Re: Categorial collapse

From: tgpedersen
Message: 14706
Date: 2002-08-28

--- In cybalist@..., alexmoeller@... wrote:
>
> ----- Original Message -----
> From: "tgpedersen" <tgpedersen@...>
> To: <cybalist@...>
> Sent: Wednesday, August 28, 2002 6:30 PM
> Subject: [tied] Categorial collapse
>
> I hear people in North Germany say
> things like "mit der Trainer" (mit + nom.!, Bremen) and "mit
> die
> vielen Schäden" (for "mit den vielen Schäden", of a soccer
> team in
> the Ruhr area, interview in "Stern"). This doesn't happen in
> Southern
> Germany.
>
> [Moeller]
> I am not sure if in southern Germany is not a such way to
> speak. Even myself , I heard such things as " mit die
> Schauffel and similiars.. Someone will say, the people you
> heard, they simply have no clue of gramatik.This will be a
> simply explanation ,but not one for linguists.. Something
> makes the simple people who doesnt know too much about
> language to speak that way. Or the rules are not for folk, the
> folk makes, in time, the rules. Maybe is a general tendency to
> simplify the speech, I am not so sure about.

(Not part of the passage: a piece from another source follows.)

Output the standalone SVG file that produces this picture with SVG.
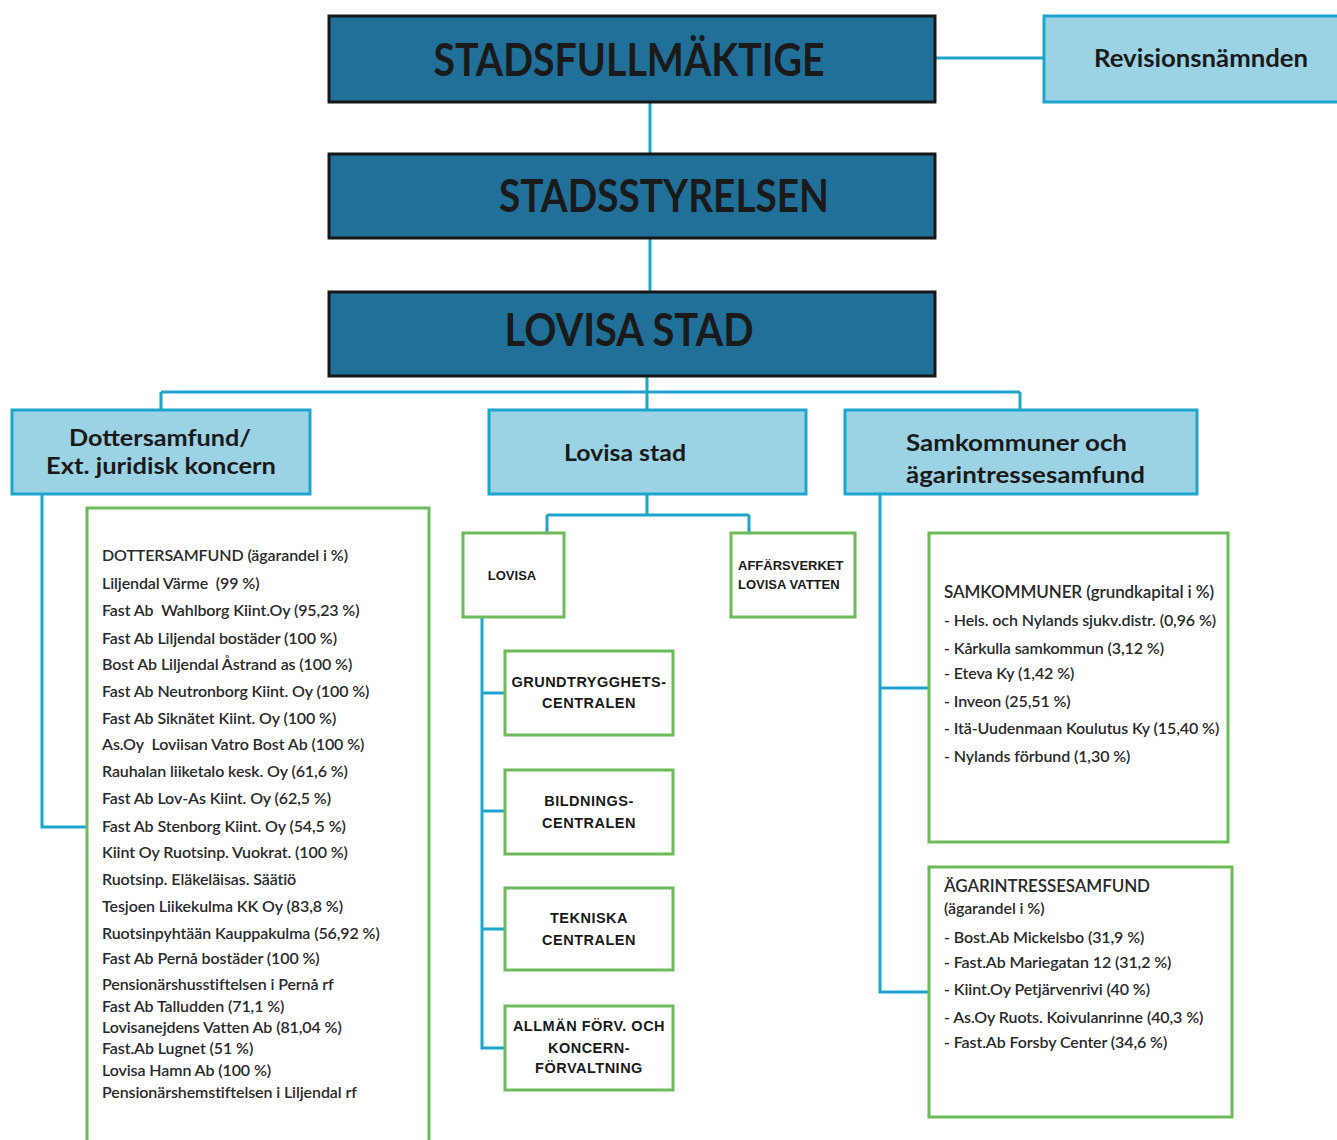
<svg xmlns="http://www.w3.org/2000/svg" width="1337" height="1140" viewBox="0 0 1337 1140">
<style>
.dark{fill:#21709a;stroke:#161616;stroke-width:3}
.light{fill:#9cd3e4;stroke:#1da5cc;stroke-width:3}
.green{fill:#fff;stroke:#6cbb5a;stroke-width:3}
.conn{fill:none;stroke:#1da5cc;stroke-width:3}
text{font-family:Lato,"Liberation Sans",sans-serif;fill:#1a1a1a}
.big{font-size:45px;font-weight:bold;text-anchor:middle}
.mid{font-size:23px;font-weight:bold}
.unit{font-size:13px;font-weight:bold;font-family:"Liberation Sans",sans-serif}
.c{text-anchor:middle;font-size:14.5px;letter-spacing:0.5px}
.list{font-size:16px;font-weight:600;fill:#2a2a2a;letter-spacing:-0.1px}
</style>
<rect width="1337" height="1140" fill="#fff"/>
<g id="connectors">
<path class="conn" d="M935 58H1044M650 102V154M650 238V292M647 376V392M161 392H1020M161 392V410M647 392V410M1020 392V410"/>
<path class="conn" d="M42 494V827H87"/>
<path class="conn" d="M647 494V515M547 515H749M547 515V533M749 515V533"/>
<path class="conn" d="M482 617V1048H505M482 693H505M482 811H505M482 929H505"/>
<path class="conn" d="M880 494V992H929M880 688H929"/>
</g>
<g id="stadsfullmaktige"><rect class="dark" x="329" y="16" width="606" height="86"/><text class="big" x="629" y="76" textLength="391" lengthAdjust="spacingAndGlyphs">STADSFULLMÄKTIGE</text></g>
<g id="revisionsnamnden"><rect class="light" x="1044" y="16" width="300" height="86"/><text x="1201" y="67" font-size="25" font-weight="bold" text-anchor="middle" textLength="214" lengthAdjust="spacingAndGlyphs">Revisionsnämnden</text></g>
<g id="stadsstyrelsen"><rect class="dark" x="329" y="154" width="606" height="84"/><text class="big" x="664" y="212" textLength="330" lengthAdjust="spacingAndGlyphs">STADSSTYRELSEN</text></g>
<g id="lovisa-stad-top"><rect class="dark" x="329" y="292" width="606" height="84"/><text class="big" x="629" y="346" textLength="249" lengthAdjust="spacingAndGlyphs">LOVISA STAD</text></g>
<g id="dottersamfund"><rect class="light" x="12" y="410" width="298" height="84"/><text class="mid" x="160" y="446" text-anchor="middle" textLength="182" lengthAdjust="spacingAndGlyphs">Dottersamfund/</text><text class="mid" x="161" y="474" text-anchor="middle" textLength="230" lengthAdjust="spacingAndGlyphs">Ext. juridisk koncern</text></g>
<g id="lovisa-stad"><rect class="light" x="489" y="410" width="317" height="84"/><text class="mid" x="564" y="461" textLength="122" lengthAdjust="spacingAndGlyphs">Lovisa stad</text></g>
<g id="samkommuner-och"><rect class="light" x="845" y="410" width="352" height="84"/><text class="mid" x="906" y="451" textLength="221" lengthAdjust="spacingAndGlyphs">Samkommuner och</text><text class="mid" x="906" y="483" textLength="239" lengthAdjust="spacingAndGlyphs">ägarintressesamfund</text></g>
<g id="dottersamfund-list"><rect class="green" x="87" y="508" width="342" height="640"/>
<text class="list" x="102">
<tspan x="102" y="561">DOTTERSAMFUND (ägarandel i %)</tspan>
<tspan x="102" y="589" xml:space="preserve">Liljendal Värme  (99 %)</tspan>
<tspan x="102" y="616" xml:space="preserve">Fast Ab  Wahlborg Kiint.Oy (95,23 %)</tspan>
<tspan x="102" y="644">Fast Ab Liljendal bostäder (100 %)</tspan>
<tspan x="102" y="670">Bost Ab Liljendal Åstrand as (100 %)</tspan>
<tspan x="102" y="697">Fast Ab Neutronborg Kiint. Oy (100 %)</tspan>
<tspan x="102" y="724">Fast Ab Siknätet Kiint. Oy (100 %)</tspan>
<tspan x="102" y="750" xml:space="preserve">As.Oy  Loviisan Vatro Bost Ab (100 %)</tspan>
<tspan x="102" y="777">Rauhalan liiketalo kesk. Oy (61,6 %)</tspan>
<tspan x="102" y="804">Fast Ab Lov-As Kiint. Oy (62,5 %)</tspan>
<tspan x="102" y="832">Fast Ab Stenborg Kiint. Oy (54,5 %)</tspan>
<tspan x="102" y="858">Kiint Oy Ruotsinp. Vuokrat. (100 %)</tspan>
<tspan x="102" y="885">Ruotsinp. Eläkeläisas. Säätiö</tspan>
<tspan x="102" y="912">Tesjoen Liikekulma KK Oy (83,8 %)</tspan>
<tspan x="102" y="939">Ruotsinpyhtään Kauppakulma (56,92 %)</tspan>
<tspan x="102" y="964">Fast Ab Pernå bostäder (100 %)</tspan>
<tspan x="102" y="990">Pensionärshusstiftelsen i Pernå rf</tspan>
<tspan x="102" y="1012">Fast Ab Talludden (71,1 %)</tspan>
<tspan x="102" y="1033">Lovisanejdens Vatten Ab (81,04 %)</tspan>
<tspan x="102" y="1054">Fast.Ab Lugnet (51 %)</tspan>
<tspan x="102" y="1076">Lovisa Hamn Ab (100 %)</tspan>
<tspan x="102" y="1098">Pensionärshemstiftelsen i Liljendal rf</tspan>
</text></g>
<g id="lovisa"><rect class="green" x="463" y="533" width="101" height="84"/><text class="unit" x="512" y="580" text-anchor="middle">LOVISA</text></g>
<g id="affarsverket"><rect class="green" x="731" y="533" width="124" height="84"/><text class="unit" x="738" y="570">AFFÄRSVERKET</text><text class="unit" x="738" y="589">LOVISA VATTEN</text></g>
<g id="grundtrygghets"><rect class="green" x="505" y="651" width="168" height="84"/><text class="unit c" x="589" y="687">GRUNDTRYGGHETS-</text><text class="unit c" x="589" y="708">CENTRALEN</text></g>
<g id="bildnings"><rect class="green" x="505" y="770" width="168" height="84"/><text class="unit c" x="589" y="806">BILDNINGS-</text><text class="unit c" x="589" y="828">CENTRALEN</text></g>
<g id="tekniska"><rect class="green" x="505" y="888" width="168" height="82"/><text class="unit c" x="589" y="923">TEKNISKA</text><text class="unit c" x="589" y="945">CENTRALEN</text></g>
<g id="allman"><rect class="green" x="505" y="1006" width="168" height="84"/><text class="unit c" x="589" y="1031">ALLMÄN FÖRV. OCH</text><text class="unit c" x="589" y="1053">KONCERN-</text><text class="unit c" x="589" y="1073">FÖRVALTNING</text></g>
<g id="samkommuner"><rect class="green" x="929" y="533" width="299" height="309"/>
<text class="list" x="944">
<tspan x="944" y="598" font-size="17">SAMKOMMUNER (grundkapital i %)</tspan>
<tspan x="944" y="626">- Hels. och Nylands sjukv.distr. (0,96 %)</tspan>
<tspan x="944" y="654">- Kårkulla samkommun (3,12 %)</tspan>
<tspan x="944" y="679">- Eteva Ky (1,42 %)</tspan>
<tspan x="944" y="707">- Inveon (25,51 %)</tspan>
<tspan x="944" y="734">- Itä-Uudenmaan Koulutus Ky (15,40 %)</tspan>
<tspan x="944" y="762">- Nylands förbund (1,30 %)</tspan>
</text></g>
<g id="agarintressesamfund"><rect class="green" x="929" y="867" width="303" height="250"/>
<text class="list" x="944">
<tspan x="944" y="892" font-size="17">ÄGARINTRESSESAMFUND</tspan>
<tspan x="944" y="914">(ägarandel i %)</tspan>
<tspan x="944" y="943">- Bost.Ab Mickelsbo (31,9 %)</tspan>
<tspan x="944" y="968">- Fast.Ab Mariegatan 12 (31,2 %)</tspan>
<tspan x="944" y="995">- Kiint.Oy Petjärvenrivi (40 %)</tspan>
<tspan x="944" y="1023">- As.Oy Ruots. Koivulanrinne (40,3 %)</tspan>
<tspan x="944" y="1048">- Fast.Ab Forsby Center (34,6 %)</tspan>
</text></g>
</svg>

Yes, that is the standard explanation I also hear. A German girl from
Hamburg told me of an aquaintance who "couldn't tell the difference
between der, die and das" and found it very embarassing and a sign
that he was not very smart (Being a linguist I suspected what she
meant was that he didn't know the difference between acc. "den" and
dat. "dem"; that would be standard Low German). But on the other
hand, in Denmark, if someone can't tell the difference between "den"
(common gender) and "det" you can be sure he is from Western Jutland
(if he is not an immigrant). I could of course interpret that to mean
that people in Western Jutland are especially stupid and a lot of
people would agree, but how come that it is limited to one particular
area in Denmark? No one else does it in Denmark. I've never heard a
Swede or Norwegian or Fynbo or Sjællænder use wrong gender
(consistently), whether they were simple or not. Nor do the French.
Obviously something else is behind it.

BTW have you also heard someone say <für ihr> "for her"?